TASK PROMPT
Quote all of the data that follows exactly as written, skipping the images.
— start —
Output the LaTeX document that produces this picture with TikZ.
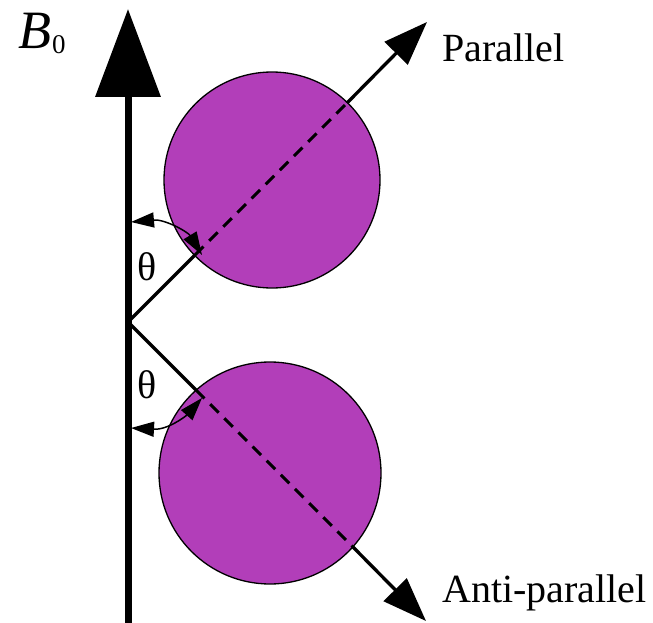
\documentclass[tikz,border=0pt]{standalone}
\usepackage{fontspec}
\setmainfont{Liberation Serif}
\usetikzlibrary{arrows.meta}
\definecolor{ballpurple}{RGB}{178,62,185}
\tikzset{
  ball/.style={draw=black, line width=1.3pt, fill=ballpurple},
  vec/.style={line width=3.3pt},
  vecdash/.style={line width=3pt, dash pattern=on 12pt off 8pt},
  bigtip/.style={-{Triangle[length=44pt,width=32pt]}},
  angarrow/.style={line width=1.5pt, {Triangle[length=23pt,width=15pt]}-{Triangle[length=23pt,width=15pt]}},
  lbl/.style={inner sep=0pt, font=\fontsize{40}{44}\selectfont}
}
\begin{document}
\begin{tikzpicture}[x=1pt,y=-1pt]
\useasboundingbox (0,0) rectangle (653,623);
% circles
\node[ball, circle, minimum size=216pt, inner sep=0pt] (top) at (272,180) {};
\node[ball, circle, minimum size=222pt, inner sep=0pt] (bot) at (270,473) {};
% key points
\coordinate (O) at (128,322);
\coordinate (axisbot) at (128,623);
\coordinate (axistip) at (128,9);
\coordinate (pin) at (195,255);
\coordinate (pout) at (347,103);
\coordinate (ptip) at (427,22);
\coordinate (ain) at (196,390);
\coordinate (aout) at (353,547);
\coordinate (atip) at (426,621);
% B0 axis
\draw[line width=7pt, -{Triangle[length=88pt,width=64pt]}] (axisbot) -- (axistip);
% parallel
\draw[vec] (O) -- (pin);
\draw[vecdash] (pin) -- (pout);
\draw[vec, bigtip] (pout) -- (ptip);
% anti-parallel
\draw[vec] (O) -- (ain);
\draw[vecdash] (ain) -- (aout);
\draw[vec, bigtip] (aout) -- (atip);
% angle arcs
\coordinate (ta) at (131,222);
\coordinate (tb) at (202,255);
\draw[angarrow] (ta) .. controls (165,219) and (188,232) .. (tb);
\coordinate (ba) at (131,428);
\coordinate (bb) at (202,398);
\draw[angarrow] (ba) .. controls (168,430) and (186,416) .. (bb);
% labels
\node[lbl] (th1) at (147,267) {θ};
\node[lbl] (th2) at (147,385) {θ};
\node[lbl, anchor=base west] (par) at (442,62) {Parallel};
\node[lbl, anchor=base west] (anti) at (442,602) {Anti-parallel};
\node[inner sep=0pt, anchor=base west, font=\fontsize{54}{58}\selectfont] (B0) at (18,49) {\textit{B}\kern1pt\raisebox{-5pt}{\fontsize{27}{29}\selectfont 0}};
\end{tikzpicture}
\end{document}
— end —
CORRECT RESPONSE
Output the LaTeX document that produces this picture with TikZ.
\documentclass[tikz,border=0pt]{standalone}
\usepackage{fontspec}
\setmainfont{Liberation Serif}
\usetikzlibrary{arrows.meta}
\definecolor{ballpurple}{RGB}{178,62,185}
\tikzset{
  ball/.style={draw=black, line width=1.3pt, fill=ballpurple},
  vec/.style={line width=3.3pt},
  vecdash/.style={line width=3pt, dash pattern=on 12pt off 8pt},
  bigtip/.style={-{Triangle[length=44pt,width=32pt]}},
  angarrow/.style={line width=1.5pt, {Triangle[length=23pt,width=15pt]}-{Triangle[length=23pt,width=15pt]}},
  lbl/.style={inner sep=0pt, font=\fontsize{40}{44}\selectfont}
}
\begin{document}
\begin{tikzpicture}[x=1pt,y=-1pt]
\useasboundingbox (0,0) rectangle (653,623);
% circles
\node[ball, circle, minimum size=216pt, inner sep=0pt] (top) at (272,180) {};
\node[ball, circle, minimum size=222pt, inner sep=0pt] (bot) at (270,473) {};
% key points
\coordinate (O) at (128,322);
\coordinate (axisbot) at (128,623);
\coordinate (axistip) at (128,9);
\coordinate (pin) at (195,255);
\coordinate (pout) at (347,103);
\coordinate (ptip) at (427,22);
\coordinate (ain) at (196,390);
\coordinate (aout) at (353,547);
\coordinate (atip) at (426,621);
% B0 axis
\draw[line width=7pt, -{Triangle[length=88pt,width=64pt]}] (axisbot) -- (axistip);
% parallel
\draw[vec] (O) -- (pin);
\draw[vecdash] (pin) -- (pout);
\draw[vec, bigtip] (pout) -- (ptip);
% anti-parallel
\draw[vec] (O) -- (ain);
\draw[vecdash] (ain) -- (aout);
\draw[vec, bigtip] (aout) -- (atip);
% angle arcs
\coordinate (ta) at (131,222);
\coordinate (tb) at (202,255);
\draw[angarrow] (ta) .. controls (165,219) and (188,232) .. (tb);
\coordinate (ba) at (131,428);
\coordinate (bb) at (202,398);
\draw[angarrow] (ba) .. controls (168,430) and (186,416) .. (bb);
% labels
\node[lbl] (th1) at (147,267) {θ};
\node[lbl] (th2) at (147,385) {θ};
\node[lbl, anchor=base west] (par) at (442,62) {Parallel};
\node[lbl, anchor=base west] (anti) at (442,602) {Anti-parallel};
\node[inner sep=0pt, anchor=base west, font=\fontsize{54}{58}\selectfont] (B0) at (18,49) {\textit{B}\kern1pt\raisebox{-5pt}{\fontsize{27}{29}\selectfont 0}};
\end{tikzpicture}
\end{document}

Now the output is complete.